(begin)
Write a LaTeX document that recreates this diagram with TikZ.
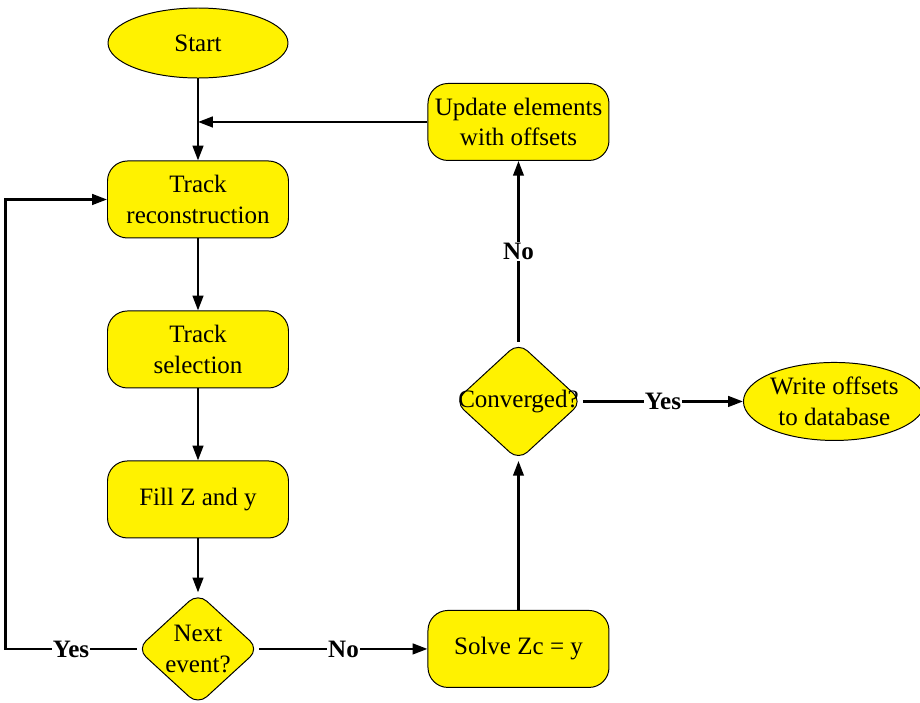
\documentclass[tikz,border=0pt]{standalone}
\usepackage{fontspec}
\setmainfont{Liberation Serif}
\usetikzlibrary{positioning, arrows.meta, shapes.geometric}

\begin{document}
\begin{tikzpicture}[node distance=1.8cm, auto,
  font=\fontsize{17.8}{22}\selectfont,
  box/.style={draw, rectangle, rounded corners=0.5cm, fill=yellow, line width=0.7pt, minimum width=4.525cm, minimum height=1.925cm, align=center, inner sep=0pt},
  terminal/.style={draw, ellipse, fill=yellow, line width=0.7pt, align=center, inner sep=0pt},
  decision/.style={draw, diamond, rounded corners=0.3cm, fill=yellow, line width=0.7pt, inner sep=0pt},
  flow/.style={-{Triangle[length=10.5pt, width=7.5pt]}, line width=1.7pt},
  answer/.style={auto=false, fill=white, font=\fontsize{17.8}{22}\selectfont\bfseries, inner sep=1pt}]
  \useasboundingbox (0,0) rectangle (23,-17.575);

  \node[terminal, minimum width=4.5cm, minimum height=1.75cm] (start) at (4.95,-1.075) {Start};
  \node[box, below=2.05cm of start] (recon) {Track\\reconstruction};
  \node[box, below=of recon] (select) {Track\\selection};
  \node[box, below=of select] (fill) {Fill Z and y};
  \node[decision, below=1.35cm of fill, minimum width=3.05cm, minimum height=2.8cm] (next) {};
  \node[align=center, inner sep=0pt] (nexttext) at (next) {Next\\event?};
  \node[box, right=4.2cm of next] (solve) {Solve Zc = y};
  \node[decision, above=3.725cm of solve, minimum width=3.2cm, minimum height=2.95cm] (conv) {};
  \node[inner sep=0pt] (convtext) at (conv) {Converged?};
  \node[box, above=4.525cm of conv] (update) {Update elements\\with offsets};
  \node[terminal, right=4cm of conv, minimum width=4.475cm, minimum height=1.95cm] (write) {Write offsets\\to database};

  \draw[flow] (start) -- (recon);
  \draw[flow] (update.west) -- (update.west -| start);
  \draw[flow] (recon) -- (select);
  \draw[flow] (select) -- (fill);
  \draw[flow] (fill) -- (next);
  \draw[flow] (next.west) -- node[answer] {Yes} ++(-3.275,0) |- (recon.west);
  \draw[flow] (next.east) -- node[answer] {No} (solve.west);
  \draw[flow] (solve) -- (conv);
  \draw[flow] (conv) -- node[answer] {No} (update);
  \draw[flow] (conv) -- node[answer] {Yes} (write);
\end{tikzpicture}
\end{document}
(end)
Quote, exactly and only, the lines from the first line of the data above through the line containing "(0,0) rectangle (23,-17.575);". The pictures do not belong in it.

Write a LaTeX document that recreates this diagram with TikZ.
\documentclass[tikz,border=0pt]{standalone}
\usepackage{fontspec}
\setmainfont{Liberation Serif}
\usetikzlibrary{positioning, arrows.meta, shapes.geometric}

\begin{document}
\begin{tikzpicture}[node distance=1.8cm, auto,
  font=\fontsize{17.8}{22}\selectfont,
  box/.style={draw, rectangle, rounded corners=0.5cm, fill=yellow, line width=0.7pt, minimum width=4.525cm, minimum height=1.925cm, align=center, inner sep=0pt},
  terminal/.style={draw, ellipse, fill=yellow, line width=0.7pt, align=center, inner sep=0pt},
  decision/.style={draw, diamond, rounded corners=0.3cm, fill=yellow, line width=0.7pt, inner sep=0pt},
  flow/.style={-{Triangle[length=10.5pt, width=7.5pt]}, line width=1.7pt},
  answer/.style={auto=false, fill=white, font=\fontsize{17.8}{22}\selectfont\bfseries, inner sep=1pt}]
  \useasboundingbox (0,0) rectangle (23,-17.575);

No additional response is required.